Give the listing again character for character, but drop the images.
>>>
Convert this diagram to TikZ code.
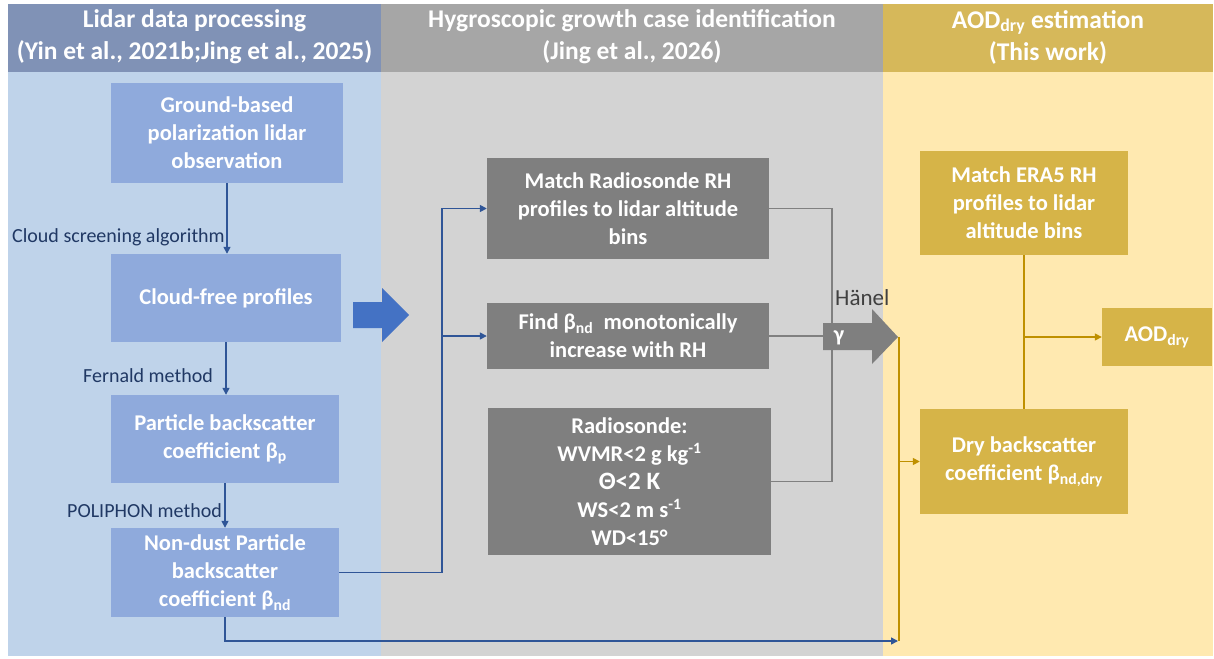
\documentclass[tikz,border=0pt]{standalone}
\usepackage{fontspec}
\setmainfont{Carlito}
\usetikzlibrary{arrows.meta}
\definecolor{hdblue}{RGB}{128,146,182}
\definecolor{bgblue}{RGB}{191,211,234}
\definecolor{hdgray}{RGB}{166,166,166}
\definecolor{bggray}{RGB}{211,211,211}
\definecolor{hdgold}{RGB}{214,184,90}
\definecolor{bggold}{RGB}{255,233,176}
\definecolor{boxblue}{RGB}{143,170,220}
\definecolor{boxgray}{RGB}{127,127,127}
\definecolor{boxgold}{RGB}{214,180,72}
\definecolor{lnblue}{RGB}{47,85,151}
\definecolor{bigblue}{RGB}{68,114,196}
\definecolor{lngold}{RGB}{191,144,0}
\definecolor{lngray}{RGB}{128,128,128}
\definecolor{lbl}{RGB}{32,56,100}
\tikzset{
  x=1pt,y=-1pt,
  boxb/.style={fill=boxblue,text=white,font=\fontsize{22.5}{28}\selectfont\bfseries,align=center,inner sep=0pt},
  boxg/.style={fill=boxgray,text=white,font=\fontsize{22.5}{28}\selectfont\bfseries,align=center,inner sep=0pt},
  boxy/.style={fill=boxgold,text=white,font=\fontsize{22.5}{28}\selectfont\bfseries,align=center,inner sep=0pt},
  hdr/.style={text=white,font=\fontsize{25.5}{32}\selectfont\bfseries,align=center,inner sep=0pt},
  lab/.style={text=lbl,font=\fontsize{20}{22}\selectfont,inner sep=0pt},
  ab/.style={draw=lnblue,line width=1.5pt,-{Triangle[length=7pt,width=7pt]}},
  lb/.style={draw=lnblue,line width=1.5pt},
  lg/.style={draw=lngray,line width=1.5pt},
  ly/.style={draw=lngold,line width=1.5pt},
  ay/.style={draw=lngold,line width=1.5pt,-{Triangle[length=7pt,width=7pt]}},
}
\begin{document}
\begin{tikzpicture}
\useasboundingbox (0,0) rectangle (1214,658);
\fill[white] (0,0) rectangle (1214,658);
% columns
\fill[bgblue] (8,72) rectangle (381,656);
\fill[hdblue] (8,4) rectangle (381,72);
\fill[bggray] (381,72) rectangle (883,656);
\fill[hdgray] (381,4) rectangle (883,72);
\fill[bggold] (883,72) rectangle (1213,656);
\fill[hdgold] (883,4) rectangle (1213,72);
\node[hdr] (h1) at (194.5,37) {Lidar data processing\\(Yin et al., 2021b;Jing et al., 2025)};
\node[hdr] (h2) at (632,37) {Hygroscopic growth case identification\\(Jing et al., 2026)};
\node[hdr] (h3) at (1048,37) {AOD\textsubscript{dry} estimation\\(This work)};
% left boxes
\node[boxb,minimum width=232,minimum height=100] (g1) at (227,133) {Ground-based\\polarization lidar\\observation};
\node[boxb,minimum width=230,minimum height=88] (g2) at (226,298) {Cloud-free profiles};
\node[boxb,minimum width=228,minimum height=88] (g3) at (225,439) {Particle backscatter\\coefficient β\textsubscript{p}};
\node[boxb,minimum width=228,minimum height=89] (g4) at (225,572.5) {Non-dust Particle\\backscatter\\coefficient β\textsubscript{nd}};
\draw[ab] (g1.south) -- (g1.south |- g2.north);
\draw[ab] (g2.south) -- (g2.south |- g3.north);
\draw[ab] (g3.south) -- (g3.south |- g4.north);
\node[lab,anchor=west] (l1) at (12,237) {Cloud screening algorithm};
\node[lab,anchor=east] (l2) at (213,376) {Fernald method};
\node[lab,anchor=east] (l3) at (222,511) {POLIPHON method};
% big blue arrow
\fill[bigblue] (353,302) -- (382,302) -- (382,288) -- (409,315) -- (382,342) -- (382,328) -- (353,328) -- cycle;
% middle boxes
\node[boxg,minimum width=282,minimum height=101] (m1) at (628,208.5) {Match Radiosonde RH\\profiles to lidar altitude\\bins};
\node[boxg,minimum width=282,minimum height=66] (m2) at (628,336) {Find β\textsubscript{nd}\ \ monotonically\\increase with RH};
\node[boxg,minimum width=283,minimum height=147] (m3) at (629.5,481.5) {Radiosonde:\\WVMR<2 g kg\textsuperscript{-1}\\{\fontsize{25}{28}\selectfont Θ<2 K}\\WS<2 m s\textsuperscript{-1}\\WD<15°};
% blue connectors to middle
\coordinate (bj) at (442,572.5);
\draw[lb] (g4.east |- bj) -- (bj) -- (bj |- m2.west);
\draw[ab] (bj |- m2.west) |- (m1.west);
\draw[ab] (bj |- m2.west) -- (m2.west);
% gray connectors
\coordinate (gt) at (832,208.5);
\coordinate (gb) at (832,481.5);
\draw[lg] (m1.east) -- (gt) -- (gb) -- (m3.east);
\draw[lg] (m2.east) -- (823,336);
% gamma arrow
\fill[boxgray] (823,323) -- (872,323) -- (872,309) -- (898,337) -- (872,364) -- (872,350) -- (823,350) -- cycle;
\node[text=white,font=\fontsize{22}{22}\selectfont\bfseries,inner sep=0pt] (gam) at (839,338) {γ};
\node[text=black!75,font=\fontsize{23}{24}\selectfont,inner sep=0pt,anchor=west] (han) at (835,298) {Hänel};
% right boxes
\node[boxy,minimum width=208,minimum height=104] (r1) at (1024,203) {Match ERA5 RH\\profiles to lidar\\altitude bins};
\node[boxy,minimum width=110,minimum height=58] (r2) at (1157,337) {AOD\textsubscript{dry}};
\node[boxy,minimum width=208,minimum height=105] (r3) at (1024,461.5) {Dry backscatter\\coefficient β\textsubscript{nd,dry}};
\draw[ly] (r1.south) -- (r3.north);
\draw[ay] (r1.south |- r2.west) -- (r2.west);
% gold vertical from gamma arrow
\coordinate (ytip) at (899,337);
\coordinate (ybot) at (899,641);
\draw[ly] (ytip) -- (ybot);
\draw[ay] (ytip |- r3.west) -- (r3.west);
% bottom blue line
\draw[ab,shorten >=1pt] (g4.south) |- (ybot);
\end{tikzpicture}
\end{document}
<<<
- Completed task
Convert this diagram to TikZ code.
\documentclass[tikz,border=0pt]{standalone}
\usepackage{fontspec}
\setmainfont{Carlito}
\usetikzlibrary{arrows.meta}
\definecolor{hdblue}{RGB}{128,146,182}
\definecolor{bgblue}{RGB}{191,211,234}
\definecolor{hdgray}{RGB}{166,166,166}
\definecolor{bggray}{RGB}{211,211,211}
\definecolor{hdgold}{RGB}{214,184,90}
\definecolor{bggold}{RGB}{255,233,176}
\definecolor{boxblue}{RGB}{143,170,220}
\definecolor{boxgray}{RGB}{127,127,127}
\definecolor{boxgold}{RGB}{214,180,72}
\definecolor{lnblue}{RGB}{47,85,151}
\definecolor{bigblue}{RGB}{68,114,196}
\definecolor{lngold}{RGB}{191,144,0}
\definecolor{lngray}{RGB}{128,128,128}
\definecolor{lbl}{RGB}{32,56,100}
\tikzset{
  x=1pt,y=-1pt,
  boxb/.style={fill=boxblue,text=white,font=\fontsize{22.5}{28}\selectfont\bfseries,align=center,inner sep=0pt},
  boxg/.style={fill=boxgray,text=white,font=\fontsize{22.5}{28}\selectfont\bfseries,align=center,inner sep=0pt},
  boxy/.style={fill=boxgold,text=white,font=\fontsize{22.5}{28}\selectfont\bfseries,align=center,inner sep=0pt},
  hdr/.style={text=white,font=\fontsize{25.5}{32}\selectfont\bfseries,align=center,inner sep=0pt},
  lab/.style={text=lbl,font=\fontsize{20}{22}\selectfont,inner sep=0pt},
  ab/.style={draw=lnblue,line width=1.5pt,-{Triangle[length=7pt,width=7pt]}},
  lb/.style={draw=lnblue,line width=1.5pt},
  lg/.style={draw=lngray,line width=1.5pt},
  ly/.style={draw=lngold,line width=1.5pt},
  ay/.style={draw=lngold,line width=1.5pt,-{Triangle[length=7pt,width=7pt]}},
}
\begin{document}
\begin{tikzpicture}
\useasboundingbox (0,0) rectangle (1214,658);
\fill[white] (0,0) rectangle (1214,658);
% columns
\fill[bgblue] (8,72) rectangle (381,656);
\fill[hdblue] (8,4) rectangle (381,72);
\fill[bggray] (381,72) rectangle (883,656);
\fill[hdgray] (381,4) rectangle (883,72);
\fill[bggold] (883,72) rectangle (1213,656);
\fill[hdgold] (883,4) rectangle (1213,72);
\node[hdr] (h1) at (194.5,37) {Lidar data processing\\(Yin et al., 2021b;Jing et al., 2025)};
\node[hdr] (h2) at (632,37) {Hygroscopic growth case identification\\(Jing et al., 2026)};
\node[hdr] (h3) at (1048,37) {AOD\textsubscript{dry} estimation\\(This work)};
% left boxes
\node[boxb,minimum width=232,minimum height=100] (g1) at (227,133) {Ground-based\\polarization lidar\\observation};
\node[boxb,minimum width=230,minimum height=88] (g2) at (226,298) {Cloud-free profiles};
\node[boxb,minimum width=228,minimum height=88] (g3) at (225,439) {Particle backscatter\\coefficient β\textsubscript{p}};
\node[boxb,minimum width=228,minimum height=89] (g4) at (225,572.5) {Non-dust Particle\\backscatter\\coefficient β\textsubscript{nd}};
\draw[ab] (g1.south) -- (g1.south |- g2.north);
\draw[ab] (g2.south) -- (g2.south |- g3.north);
\draw[ab] (g3.south) -- (g3.south |- g4.north);
\node[lab,anchor=west] (l1) at (12,237) {Cloud screening algorithm};
\node[lab,anchor=east] (l2) at (213,376) {Fernald method};
\node[lab,anchor=east] (l3) at (222,511) {POLIPHON method};
% big blue arrow
\fill[bigblue] (353,302) -- (382,302) -- (382,288) -- (409,315) -- (382,342) -- (382,328) -- (353,328) -- cycle;
% middle boxes
\node[boxg,minimum width=282,minimum height=101] (m1) at (628,208.5) {Match Radiosonde RH\\profiles to lidar altitude\\bins};
\node[boxg,minimum width=282,minimum height=66] (m2) at (628,336) {Find β\textsubscript{nd}\ \ monotonically\\increase with RH};
\node[boxg,minimum width=283,minimum height=147] (m3) at (629.5,481.5) {Radiosonde:\\WVMR<2 g kg\textsuperscript{-1}\\{\fontsize{25}{28}\selectfont Θ<2 K}\\WS<2 m s\textsuperscript{-1}\\WD<15°};
% blue connectors to middle
\coordinate (bj) at (442,572.5);
\draw[lb] (g4.east |- bj) -- (bj) -- (bj |- m2.west);
\draw[ab] (bj |- m2.west) |- (m1.west);
\draw[ab] (bj |- m2.west) -- (m2.west);
% gray connectors
\coordinate (gt) at (832,208.5);
\coordinate (gb) at (832,481.5);
\draw[lg] (m1.east) -- (gt) -- (gb) -- (m3.east);
\draw[lg] (m2.east) -- (823,336);
% gamma arrow
\fill[boxgray] (823,323) -- (872,323) -- (872,309) -- (898,337) -- (872,364) -- (872,350) -- (823,350) -- cycle;
\node[text=white,font=\fontsize{22}{22}\selectfont\bfseries,inner sep=0pt] (gam) at (839,338) {γ};
\node[text=black!75,font=\fontsize{23}{24}\selectfont,inner sep=0pt,anchor=west] (han) at (835,298) {Hänel};
% right boxes
\node[boxy,minimum width=208,minimum height=104] (r1) at (1024,203) {Match ERA5 RH\\profiles to lidar\\altitude bins};
\node[boxy,minimum width=110,minimum height=58] (r2) at (1157,337) {AOD\textsubscript{dry}};
\node[boxy,minimum width=208,minimum height=105] (r3) at (1024,461.5) {Dry backscatter\\coefficient β\textsubscript{nd,dry}};
\draw[ly] (r1.south) -- (r3.north);
\draw[ay] (r1.south |- r2.west) -- (r2.west);
% gold vertical from gamma arrow
\coordinate (ytip) at (899,337);
\coordinate (ybot) at (899,641);
\draw[ly] (ytip) -- (ybot);
\draw[ay] (ytip |- r3.west) -- (r3.west);
% bottom blue line
\draw[ab,shorten >=1pt] (g4.south) |- (ybot);
\end{tikzpicture}
\end{document}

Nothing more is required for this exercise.